By 2011, Intellihot had clearly demonstrated that our product was different than anything else on the market. This caught the attention of one of the country’s largest water heating manufacturers, who were not known for being particularly innovative. We started a dialogue with them which occupied the bulk of our time for an entire year. This company had been around for over a hundred years, and they were a good company—but the more we got to know them, the more we realized there was no alignment with why Intellihot exists and what we were seeking to do.
The company’s intention was to bolt us onto their existing company as an innovative addition—and put strong boundaries around us. The contract they presented to us essentially stated that we could not do anything other than work on water heating—no experimenting with motorcycles, or robots, or intelligent machines. What this company didn’t understand is you can’t imagine new things in a vacuum. Innovation requires input from anywhere and everywhere.
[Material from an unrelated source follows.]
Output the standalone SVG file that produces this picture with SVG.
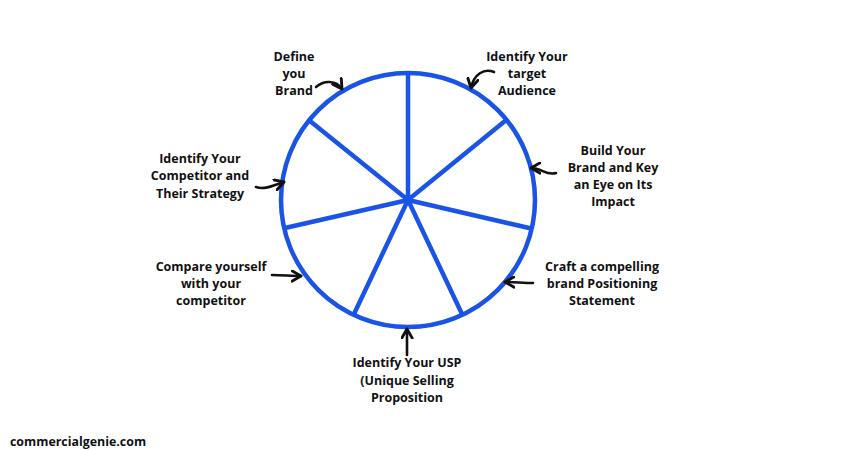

It was clear this company would not help us make our vision come true—but before we could make the call, the decision was made for us. The company thought if they walked away from the deal, Intellihot would collapse, and they would be able to come in and buy us for cheap. This turned out to be a huge miscalculation on their part.
This company had been preventing us from going to market for nearly a year, so our funds were almost down to zero. For a moment, it looked like their prediction could come true—but fate has a funny way of turning things around. We learned that one of the largest trade shows, which was just a couple weeks away, had some cancelations—including an exhibitor in a prime spot. Within six weeks of the company pulling the plug on our deal, we managed to book one of the best spots at this trade show, showcasing one of the most innovative products at the show.
The big company was shocked. “We usually plan trade shows for six to eight months,” they said. “How did you pull this off in less than eight weeks?” The answer was simple: adversity had already taught us to reinvent ourselves so we knew how to pivot and move rapidly, and we were committed to staying true to ourselves and following our vision.
We received a great deal of attention at that first trade show, but we were still in a rough spot financially, so I turned to the path taken by so many startups before me: private investors.
The most important lesson I learned in our search for investors was to trust my gut instinct. As we started to pitch, investors would often tell us we needed to hire a new CEO, a new CFO, a marketing firm, this guy, that guy. Their view was the best person to take a company from zero to the first hundred is not the inventor; it must be a seasoned CEO.
This made no sense to us. Nobody knows more about their technology and their market, and nobody is going to put in more time and effort, than an entrepreneur. Investors can’t see this, because they tend to look at a macro level. They often don’t know the details of how the product or technology works, or what the market space is like for that exact product.
So, Siva and I shied away from taking any money from these investors and kept plowing forward with whatever cash we had. The one time I did not trust my gut and said yes to an investor I wasn’t sure about, it was a disaster! Thankfully, we were able to find investors who worked well with us and believed in our company, which allowed us to take Intellihot to the next level—while staying true to ourselves and our vision for the company.